Clause 14 (1) of the Nalanda University Act, 2010 says that the Chancellor shall be appointed by the Visitor for such term and in such manner as may be prescribed by the Statutes. Now what the Statutes (Bye-laws) say? Clause 11 (1) says ‘The Chancellor shall be appointed by the Visitor from a panel of names of not less than three persons recommended by the Governing Board and if the Visitor does not approve the recommended persons, he may invite a fresh panel’.
It is implied that the ‘panel of names of not less than three persons’ recommended by the governing board is distinct from the governing board. It cannot be drawn from the governing board itself! Otherwise, the Statutes would have stated ‘panel of names of not less than three persons out of the governing board’. It would be height of favouritism that the governing board advances three of its own names.

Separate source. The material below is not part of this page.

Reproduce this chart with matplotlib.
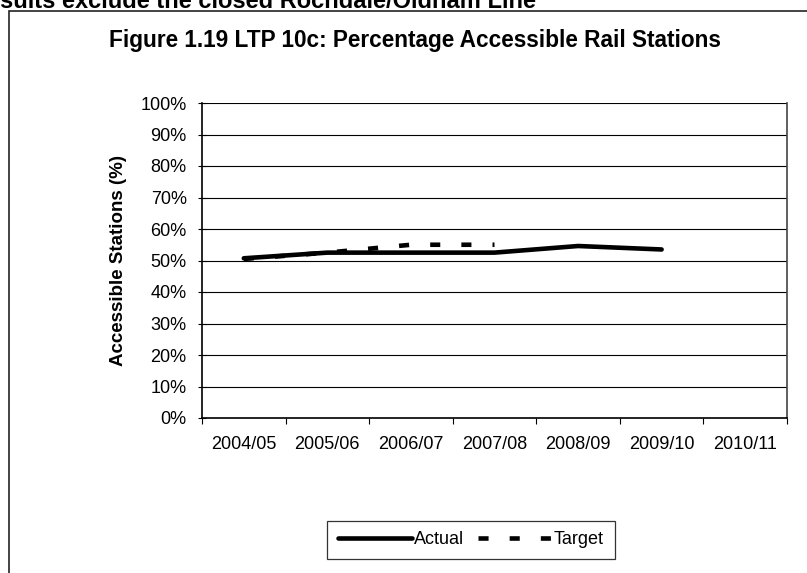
import matplotlib
matplotlib.use("Agg")
import matplotlib.pyplot as plt
from matplotlib.patches import Rectangle
from matplotlib.ticker import FixedLocator, PercentFormatter

plt.rcParams['font.family'] = ['Liberation Sans', 'DejaVu Sans']

years = ['2004/05', '2005/06', '2006/07', '2007/08', '2008/09', '2009/10', '2010/11']
actual = [50.7, 52.5, 52.5, 52.5, 54.6, 53.5]
target = [50.5, 52.5, 55.0, 55.0]

W, H = 807, 573
fig = plt.figure(figsize=(W / 100, H / 100), dpi=100)

# outer chart frame (runs off the right and bottom edges)
fig.patches.append(Rectangle((8.5 / W, -0.05), 1.2, 1 - 10.5 / H + 0.05,
                             transform=fig.transFigure, fill=False,
                             edgecolor='#222222', linewidth=1.2))

fig.text(536 / W, 1 - 8 / H, 'Results exclude the closed Rochdale/Oldham Line',
         ha='right', va='baseline', fontsize=17, fontweight='bold')

fig.text(415 / W, 1 - 47 / H, 'Figure 1.19 LTP 10c: Percentage Accessible Rail Stations',
         ha='center', va='baseline', fontsize=16.3, fontweight='bold')

left, right, top, bottom = 202, 787, 103, 418
ax = fig.add_axes([left / W, 1 - bottom / H, (right - left) / W, (bottom - top) / H])

x_a = list(range(len(actual)))
x_t = list(range(len(target)))
ax.plot(x_a, actual, color='black', linewidth=3.3, solid_capstyle='round',
        solid_joinstyle='round', label='Actual')
ax.plot(x_t, target, color='black', linewidth=3.3, dashes=(2.2, 4.6),
        dash_capstyle='butt', label='Target')

ax.set_xlim(-0.5, len(years) - 0.5)
ax.set_ylim(0, 100)
ax.yaxis.set_major_locator(FixedLocator(range(0, 101, 10)))
ax.yaxis.set_major_formatter(PercentFormatter(decimals=0))
ax.yaxis.grid(True, color='black', linewidth=0.8)
ax.set_axisbelow(True)

ax.xaxis.set_major_locator(FixedLocator([i - 0.5 for i in range(len(years) + 1)]))
ax.xaxis.set_major_formatter(plt.NullFormatter())
ax.xaxis.set_minor_locator(FixedLocator(range(len(years))))
ax.set_xticklabels(years, minor=True)
ax.tick_params(axis='x', which='minor', length=0, pad=13, labelsize=13)
ax.tick_params(axis='x', which='major', length=4, width=0.8, direction='out')
ax.tick_params(axis='y', length=6, width=0.8, direction='inout', labelsize=13, pad=8)

ax.spines['top'].set_visible(False)
ax.spines['left'].set_linewidth(1.2)
ax.spines['bottom'].set_linewidth(1.2)
ax.spines['right'].set_color('#444444')
ax.spines['right'].set_linewidth(1.2)

ax.set_ylabel('Accessible Stations (%)', fontsize=13.5, fontweight='bold', labelpad=10)

leg = fig.legend(loc='center', bbox_to_anchor=(471 / W, 1 - 540 / H), ncol=2,
                 frameon=True, fancybox=False, fontsize=13, handlelength=4.1,
                 handletextpad=0.1, columnspacing=0.8, borderpad=0.6)
leg.get_frame().set_edgecolor('black')
leg.get_frame().set_linewidth(0.9)

fig.savefig('out.png', dpi=100)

The recommendation letter would naturally go under the signature of Chairperson, Governing Board.
Assuming that this process was followed for the appointment of the Chancellor, it leads to an interesting scenario. Imagine Prof. Amartya Sen, Chairperson, Nalanda University Governing Board, writing to the Visitor of the University i.e. President of India recommending three names. Out of those three names the first one is presumed to be his. It got accepted. May be as a matter of decorum, he did not write that letter himself. But even if some other member of the governing board had written it to the Visitor, it still needed Prof. Sen’s approval as Chairman.
The post of Chancellor does not appear to be honorary. It is still not clear whether Amartya Sen would receive emoluments or other privileges. But as per the rules of Govt of India, which is funding the Nalanda University project, he cannot have two employments. Besides he is already employed by Harvard University, an American academic body. The propriety of his announced appointment as Chancellor warrants a thorough investigation.